▸ Dataset excerpt:
** Start **

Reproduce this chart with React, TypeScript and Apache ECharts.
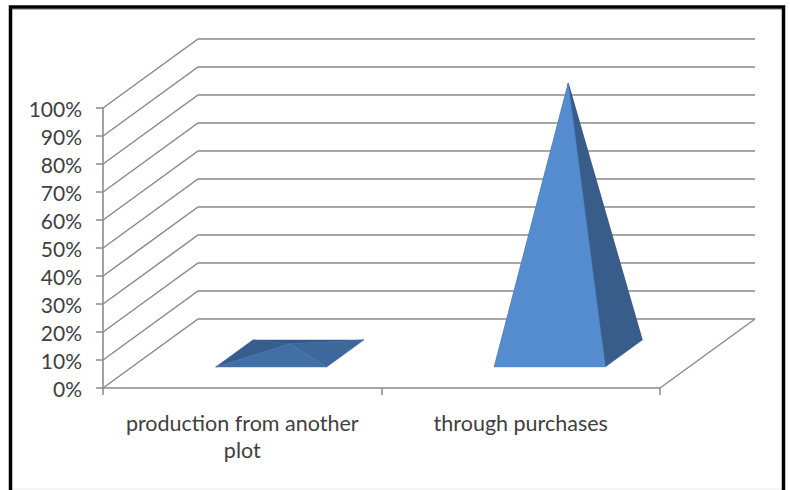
import React, { useEffect, useRef } from "react";
import * as echarts from "echarts";

// Share of each source, in percent.
const categories = ["production from another plot", "through purchases"];
const shares = [3.5, 96.5];
const yTicks = [0, 10, 20, 30, 40, 50, 60, 70, 80, 90, 100];

// Oblique projection of the floor: how far the back wall sits from the front edge.
const DEPTH_X = 95;
const DEPTH_Y = -69;
// Pyramid footprint.
const BASE_HALF_WIDTH = 55.5;
const BASE_DEPTH = 0.39;

const GRID_STROKE = "#8a8a8a";
const TEXT = "#404040";

// Face shades: back, left, right, front. The flat pyramid is lit from above.
const faceShades = [
  ["#33588a", "#365d8c", "#3e689c", "#426fa6"],
  ["#33588a", "#365d8c", "#385d8a", "#558bcf"],
];

function renderWall(params: any, api: any) {
  const v = api.value(1);
  const sys = params.coordSys;
  const y = api.coord([0, v])[1];
  const left = sys.x;
  const right = sys.x + sys.width;
  const children: any[] = [
    {
      type: "polyline",
      shape: {
        points: [
          [left, y],
          [left + DEPTH_X, y + DEPTH_Y],
          [right + DEPTH_X, y + DEPTH_Y],
        ],
      },
      style: { fill: "none", stroke: GRID_STROKE, lineWidth: 1.5 },
    },
  ];
  if (v === 0) {
    // Right-hand edge of the floor.
    children.push({
      type: "line",
      shape: { x1: right, y1: y, x2: right + DEPTH_X, y2: y + DEPTH_Y },
      style: { stroke: GRID_STROKE, lineWidth: 1.5 },
    });
  }
  return { type: "group", children };
}

function renderPyramid(params: any, api: any) {
  const idx = api.value(0);
  const [cx, floorY] = api.coord([idx, 0]);
  const topY = api.coord([idx, api.value(1)])[1];

  // Centre of the footprint lies halfway down the floor's depth.
  const midX = cx + DEPTH_X / 2;
  const midY = floorY + DEPTH_Y / 2;
  const halfDx = (DEPTH_X * BASE_DEPTH) / 2;
  const halfDy = (DEPTH_Y * BASE_DEPTH) / 2;

  const frontLeft = [midX - BASE_HALF_WIDTH - halfDx, midY - halfDy];
  const frontRight = [midX + BASE_HALF_WIDTH - halfDx, midY - halfDy];
  const backRight = [midX + BASE_HALF_WIDTH + halfDx, midY + halfDy];
  const backLeft = [midX - BASE_HALF_WIDTH + halfDx, midY + halfDy];
  const apex = [midX, midY - (floorY - topY)];

  const shades = faceShades[idx];
  const face = (a: number[], b: number[], fill: string) => ({
    type: "polygon",
    shape: { points: [a, b, apex] },
    style: { fill, stroke: fill, lineWidth: 0.5 },
  });
  return {
    type: "group",
    children: [
      face(backLeft, backRight, shades[0]),
      face(frontLeft, backLeft, shades[1]),
      face(frontRight, backRight, shades[2]),
      face(frontLeft, frontRight, shades[3]),
    ],
  };
}

export default function App() {
  const ref = useRef<HTMLDivElement>(null);

  useEffect(() => {
    const chart = echarts.init(ref.current!, null, { renderer: "svg" });
    chart.setOption({
      animation: false,
      backgroundColor: "#ffffff",
      textStyle: { fontFamily: "Lato" },
      grid: { left: 103, top: 108, width: 557, height: 280 },
      xAxis: {
        type: "category",
        data: categories,
        boundaryGap: true,
        axisLine: { lineStyle: { color: GRID_STROKE, width: 1.5 } },
        axisTick: { show: true, length: 7, alignWithLabel: false, lineStyle: { color: GRID_STROKE, width: 1.5 } },
        axisLabel: {
          interval: 0,
          color: TEXT,
          fontFamily: "Lato",
          fontSize: 21.5,
          lineHeight: 27,
          margin: 21,
          // The long category sets its last word on a second line.
          formatter: (name: string) => name.replace(/ plot$/, "\nplot"),
        },
        splitLine: { show: false },
      },
      yAxis: {
        type: "value",
        min: 0,
        max: 100,
        interval: 10,
        axisLine: { show: true, lineStyle: { color: "#a3a3a3", width: 2 } },
        axisTick: { show: true, length: 7, lineStyle: { color: GRID_STROKE, width: 1.5 } },
        axisLabel: {
          color: TEXT,
          fontFamily: "Lato",
          fontSize: 21,
          margin: 21,
          padding: [3, 0, 0, 0],
          formatter: "{value}%",
        },
        splitLine: { show: false },
      },
      series: [
        {
          type: "custom",
          name: "walls",
          silent: true,
          z: 1,
          clip: false,
          data: yTicks.map((v) => [0, v]),
          encode: { x: 0, y: 1 },
          renderItem: renderWall,
        },
        {
          type: "custom",
          name: "share",
          silent: true,
          z: 3,
          clip: false,
          data: shares.map((v, i) => [i, v]),
          encode: { x: 0, y: 1 },
          renderItem: renderPyramid,
        },
      ],
      graphic: [
        {
          type: "polyline",
          silent: true,
          z: 10,
          shape: {
            points: [
              [10.5, 490],
              [10.5, 7],
              [783.5, 7],
              [783.5, 490],
            ],
          },
          style: { fill: "none", stroke: "#000000", lineWidth: 3.5 },
        },
        {
          type: "line",
          silent: true,
          z: 9,
          shape: { x1: 12, y1: 9.5, x2: 782, y2: 9.5 },
          style: { stroke: "#b5b5b5", lineWidth: 1 },
        },
        {
          type: "line",
          silent: true,
          z: 9,
          shape: { x1: 12, y1: 489, x2: 782, y2: 489 },
          style: { stroke: "#ececec", lineWidth: 1 },
        },
      ],
    });
    return () => chart.dispose();
  }, []);

  return <div ref={ref} style={{ position: "fixed", left: 0, top: 0, width: 790, height: 490 }} />;
}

** End **

▸ Aim: Return the number of lines that include the word "React", and nothing else.

▸ Reply to the exercise: 2